(Exercise inputs)
════

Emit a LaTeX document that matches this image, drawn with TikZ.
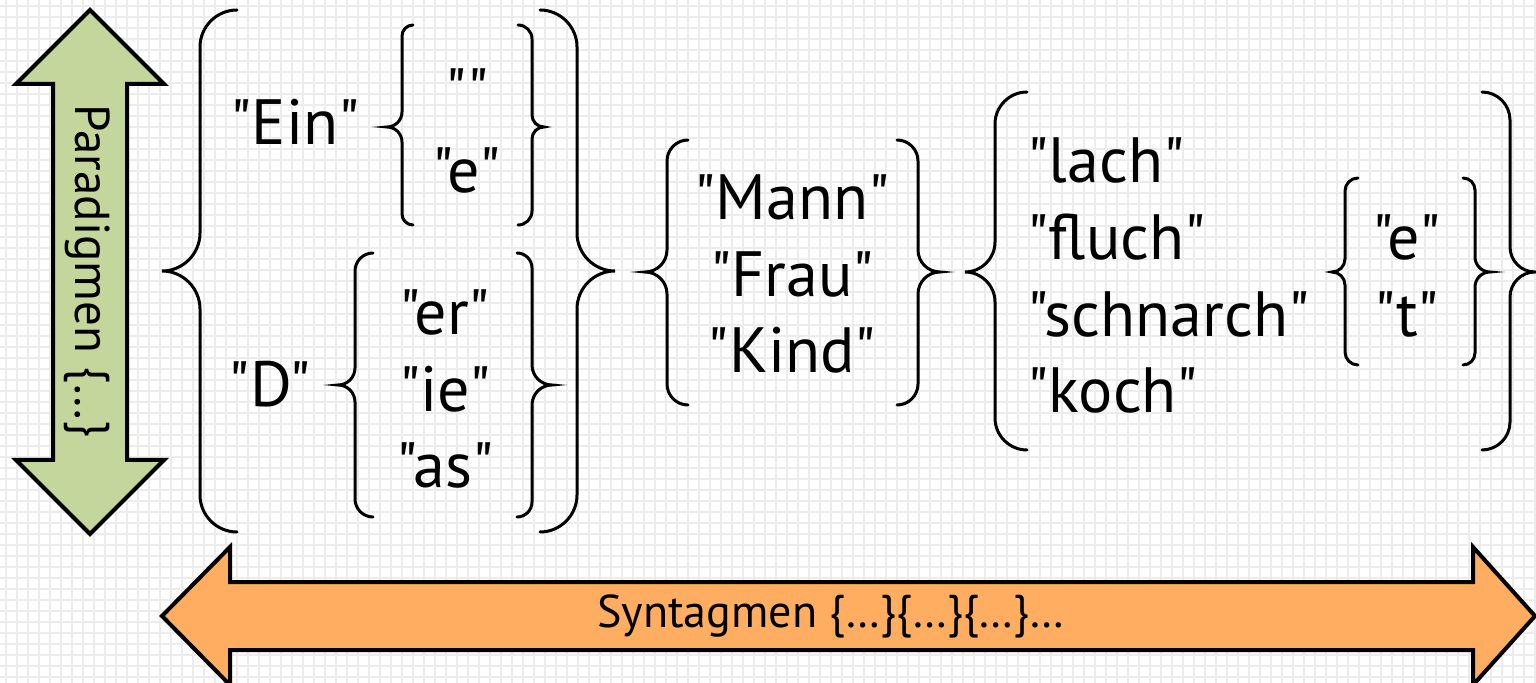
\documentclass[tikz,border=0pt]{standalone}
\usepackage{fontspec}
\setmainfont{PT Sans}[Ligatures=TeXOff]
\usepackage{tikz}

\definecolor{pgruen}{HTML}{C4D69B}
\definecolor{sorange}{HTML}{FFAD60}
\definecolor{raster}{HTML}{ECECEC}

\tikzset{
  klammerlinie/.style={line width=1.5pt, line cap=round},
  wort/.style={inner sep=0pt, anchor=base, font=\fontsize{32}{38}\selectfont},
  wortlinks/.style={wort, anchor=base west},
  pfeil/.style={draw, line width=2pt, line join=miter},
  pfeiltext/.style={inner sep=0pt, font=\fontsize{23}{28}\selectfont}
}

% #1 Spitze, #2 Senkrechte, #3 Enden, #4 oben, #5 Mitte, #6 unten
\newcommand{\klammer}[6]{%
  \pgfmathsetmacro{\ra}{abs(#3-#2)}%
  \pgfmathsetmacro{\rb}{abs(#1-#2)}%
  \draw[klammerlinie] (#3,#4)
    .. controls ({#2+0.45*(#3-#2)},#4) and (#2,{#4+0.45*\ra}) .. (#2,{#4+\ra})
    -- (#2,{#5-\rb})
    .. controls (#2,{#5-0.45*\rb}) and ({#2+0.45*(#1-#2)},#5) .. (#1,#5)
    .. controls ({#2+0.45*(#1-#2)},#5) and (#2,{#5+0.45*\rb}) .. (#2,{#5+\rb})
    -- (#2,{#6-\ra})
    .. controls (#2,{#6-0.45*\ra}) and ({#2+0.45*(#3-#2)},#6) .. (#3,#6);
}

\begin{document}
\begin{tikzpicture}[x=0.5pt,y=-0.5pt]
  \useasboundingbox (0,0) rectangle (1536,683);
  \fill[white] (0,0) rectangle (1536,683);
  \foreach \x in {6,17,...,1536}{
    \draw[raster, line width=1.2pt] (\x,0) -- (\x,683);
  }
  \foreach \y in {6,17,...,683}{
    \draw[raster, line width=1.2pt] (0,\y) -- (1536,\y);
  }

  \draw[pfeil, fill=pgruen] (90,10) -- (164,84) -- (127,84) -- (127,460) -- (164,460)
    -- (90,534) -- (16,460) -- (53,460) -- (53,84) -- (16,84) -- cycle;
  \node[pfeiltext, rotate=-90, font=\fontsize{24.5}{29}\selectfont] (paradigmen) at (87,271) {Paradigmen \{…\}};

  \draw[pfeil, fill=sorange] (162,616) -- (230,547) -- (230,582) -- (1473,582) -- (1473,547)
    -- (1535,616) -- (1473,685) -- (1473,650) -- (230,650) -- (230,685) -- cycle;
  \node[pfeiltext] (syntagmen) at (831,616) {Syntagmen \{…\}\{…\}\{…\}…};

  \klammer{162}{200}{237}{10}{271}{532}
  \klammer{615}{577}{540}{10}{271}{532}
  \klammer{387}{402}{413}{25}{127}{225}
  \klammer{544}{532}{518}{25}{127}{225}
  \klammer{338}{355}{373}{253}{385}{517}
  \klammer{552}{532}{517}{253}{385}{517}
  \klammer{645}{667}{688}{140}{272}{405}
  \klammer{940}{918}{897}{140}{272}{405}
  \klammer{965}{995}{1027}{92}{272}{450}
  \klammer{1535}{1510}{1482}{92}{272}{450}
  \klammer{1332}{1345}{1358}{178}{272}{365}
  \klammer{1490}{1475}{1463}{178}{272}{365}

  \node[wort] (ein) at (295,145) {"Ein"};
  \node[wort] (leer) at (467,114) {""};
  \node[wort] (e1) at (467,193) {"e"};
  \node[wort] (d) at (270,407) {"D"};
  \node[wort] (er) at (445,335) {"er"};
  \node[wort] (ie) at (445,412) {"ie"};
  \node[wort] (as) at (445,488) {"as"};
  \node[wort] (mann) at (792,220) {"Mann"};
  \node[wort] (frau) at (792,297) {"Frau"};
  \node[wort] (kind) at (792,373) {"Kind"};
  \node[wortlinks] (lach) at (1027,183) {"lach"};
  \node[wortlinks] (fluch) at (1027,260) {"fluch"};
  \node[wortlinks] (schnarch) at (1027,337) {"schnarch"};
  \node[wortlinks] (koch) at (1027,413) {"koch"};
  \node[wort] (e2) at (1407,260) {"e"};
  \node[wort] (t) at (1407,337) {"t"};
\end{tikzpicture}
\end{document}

════

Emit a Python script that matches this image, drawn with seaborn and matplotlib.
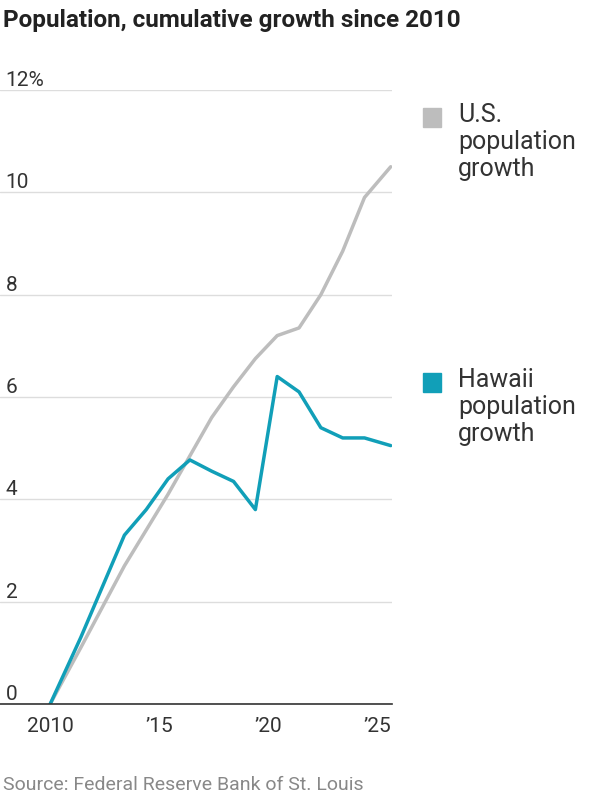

════

(Instructions to follow) Give back only the lines from the one holding "Emit a LaTeX" through the one holding "(syntagmen) at (831,616)", both kept, exactly as written. Omit the images.

(Result of the task)
Emit a LaTeX document that matches this image, drawn with TikZ.
\documentclass[tikz,border=0pt]{standalone}
\usepackage{fontspec}
\setmainfont{PT Sans}[Ligatures=TeXOff]
\usepackage{tikz}

\definecolor{pgruen}{HTML}{C4D69B}
\definecolor{sorange}{HTML}{FFAD60}
\definecolor{raster}{HTML}{ECECEC}

\tikzset{
  klammerlinie/.style={line width=1.5pt, line cap=round},
  wort/.style={inner sep=0pt, anchor=base, font=\fontsize{32}{38}\selectfont},
  wortlinks/.style={wort, anchor=base west},
  pfeil/.style={draw, line width=2pt, line join=miter},
  pfeiltext/.style={inner sep=0pt, font=\fontsize{23}{28}\selectfont}
}

% #1 Spitze, #2 Senkrechte, #3 Enden, #4 oben, #5 Mitte, #6 unten
\newcommand{\klammer}[6]{%
  \pgfmathsetmacro{\ra}{abs(#3-#2)}%
  \pgfmathsetmacro{\rb}{abs(#1-#2)}%
  \draw[klammerlinie] (#3,#4)
    .. controls ({#2+0.45*(#3-#2)},#4) and (#2,{#4+0.45*\ra}) .. (#2,{#4+\ra})
    -- (#2,{#5-\rb})
    .. controls (#2,{#5-0.45*\rb}) and ({#2+0.45*(#1-#2)},#5) .. (#1,#5)
    .. controls ({#2+0.45*(#1-#2)},#5) and (#2,{#5+0.45*\rb}) .. (#2,{#5+\rb})
    -- (#2,{#6-\ra})
    .. controls (#2,{#6-0.45*\ra}) and ({#2+0.45*(#3-#2)},#6) .. (#3,#6);
}

\begin{document}
\begin{tikzpicture}[x=0.5pt,y=-0.5pt]
  \useasboundingbox (0,0) rectangle (1536,683);
  \fill[white] (0,0) rectangle (1536,683);
  \foreach \x in {6,17,...,1536}{
    \draw[raster, line width=1.2pt] (\x,0) -- (\x,683);
  }
  \foreach \y in {6,17,...,683}{
    \draw[raster, line width=1.2pt] (0,\y) -- (1536,\y);
  }

  \draw[pfeil, fill=pgruen] (90,10) -- (164,84) -- (127,84) -- (127,460) -- (164,460)
    -- (90,534) -- (16,460) -- (53,460) -- (53,84) -- (16,84) -- cycle;
  \node[pfeiltext, rotate=-90, font=\fontsize{24.5}{29}\selectfont] (paradigmen) at (87,271) {Paradigmen \{…\}};

  \draw[pfeil, fill=sorange] (162,616) -- (230,547) -- (230,582) -- (1473,582) -- (1473,547)
    -- (1535,616) -- (1473,685) -- (1473,650) -- (230,650) -- (230,685) -- cycle;
  \node[pfeiltext] (syntagmen) at (831,616) {Syntagmen \{…\}\{…\}\{…\}…};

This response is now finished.